2I should clarify that I do not think it feasible to define
empirical attributes that distinguish documentary from fiction film,
even though the distinction is important. Sarah Cooper
remarks: 'Having worked through possible modes of establishing a
difference at the level of production and representation,
documentary scholarship now places this responsibility with the
viewer' (2006: 6). What matters to me here are the regimes of
spectatorship associated with that category.

3See Forgacs' article above (pp. 361-2).

4See Forgacs' article above.

5See Yacef on this issue below (p. 409).

6The phrase 'Guerre d'Algérie' was adopted officially only in 1999
(see ).

7It must be because of the film, I would suggest, that the
publishers' introduction to The Battle of the Casbah can refer
to 'the famous "battle of Algiers"' shortly after emphasizing the
deep unfamiliarity of Algeria and its history to most Americans
(2002: vii). The same, partly disavowed acknowledgement of the
film's eminence can perhaps be seen in the single reference to the
film in the large collective volume La Guerre d'Algérie: 1954-2004,
La Fin de l'amnésie, where Khaoula Taleb Ibrahimi notes in passing
that 'everyone remembers the film' (Harbi and Stora 2004: 212).

8Ruedy's section, 'The Battle of Algiers and its repercussions', is
three pages long, in a 38-page chapter on the war (Ruedy 2005).
Gilbert Meynier, in his monumental Histoire intérieure du FLN, 1954-
1962 (2002), talks about the '[g]rande répression d'Alger'; Sylvie
Thénault, in her recent Histoire de la guerre d'indépendance
algérienne, notes that the phrase 'Bataille d'Alger' is in some ways
a misnomer (2005: 135).

9See Caillé's article above for audience figures.

10From this point of view it is worth remembering that one of the
areas in which post-independence Algeria could claim to be a success
in the mid-1960s was in the leading role it took internationally
among non-aligned nations (see Ruedy 2005: ch. 7), and that the
film's conception and impact, in the context of anti-colonial
struggles elsewhere in the 1960s, were also transnational.

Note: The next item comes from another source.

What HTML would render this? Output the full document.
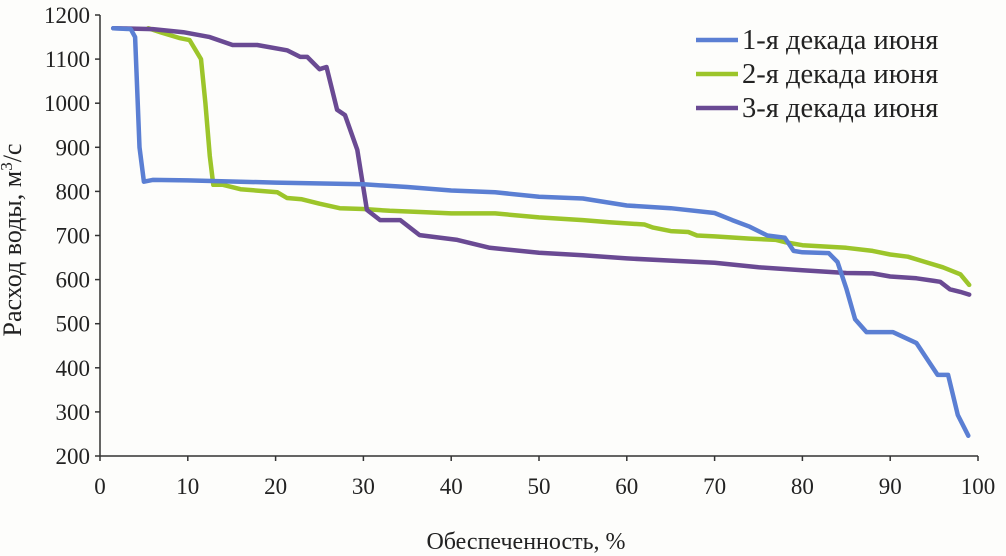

Moreover,
the coup by Houari Boumedienne against Ahmed Ben Bella took place on
19 June 1965, as Pontecorvo was preparing to film (various
commentators (e.g., Stora 2001: 141) have claimed that witnesses of
the coup against Ben Bella mistook the events for part of the on-
location action of The Battle of Algiers, but the dates given by
Forgacs above make this seem unlikely); already in 1966,
Pontecorvo's film, which proved a great success in Algeria, provided
a reminder, to a divided and tumultuous post-independence Algeria,
of recent glories and recent forms of solidarity.

11On Alleg, see p. 370 above; for more detail on torture during the
war, see Branche (2001).

12The choice of the title El Moudjahid for the FLN's (initially
French-language) journal raises questions about the relation of the
organization to Islam; and from this perspective it is striking that
the Algerian man we see guillotined in an early scene shouts 'Allahu
akbar!' before shouting 'Long live the revolution!'. On the
historical aspects of this question see Gadant (1988) and Ruedy
(1994). See also the interview with Yacef below.

13The statement is quickly qualified, but for a moment at least
Mathieu appears to believe it. His remark creates the film's moment
of greatest dramatic irony, at least for an audience that knows the
historical outcome (not yet apparent in the film), and perhaps knows
too that the FLN was behind the film in certain senses.

14In interviewing Saadi Yacef it occurred to me that the film's
indication that the demonstrations were incomprehensible both to the
French and to the FLN leadership in Tunis may also reflect
historical fissures and resentments between exiled leaders and
leaders who remained within Algeria.

15I would add that Djamila Amrane suggested to me in correspondence
that (contrary to the analysis of some critics) the behaviour and
prominence of the women in the last scene is wholly plausible.

16See Caillé's article a bove (pp. 384-7).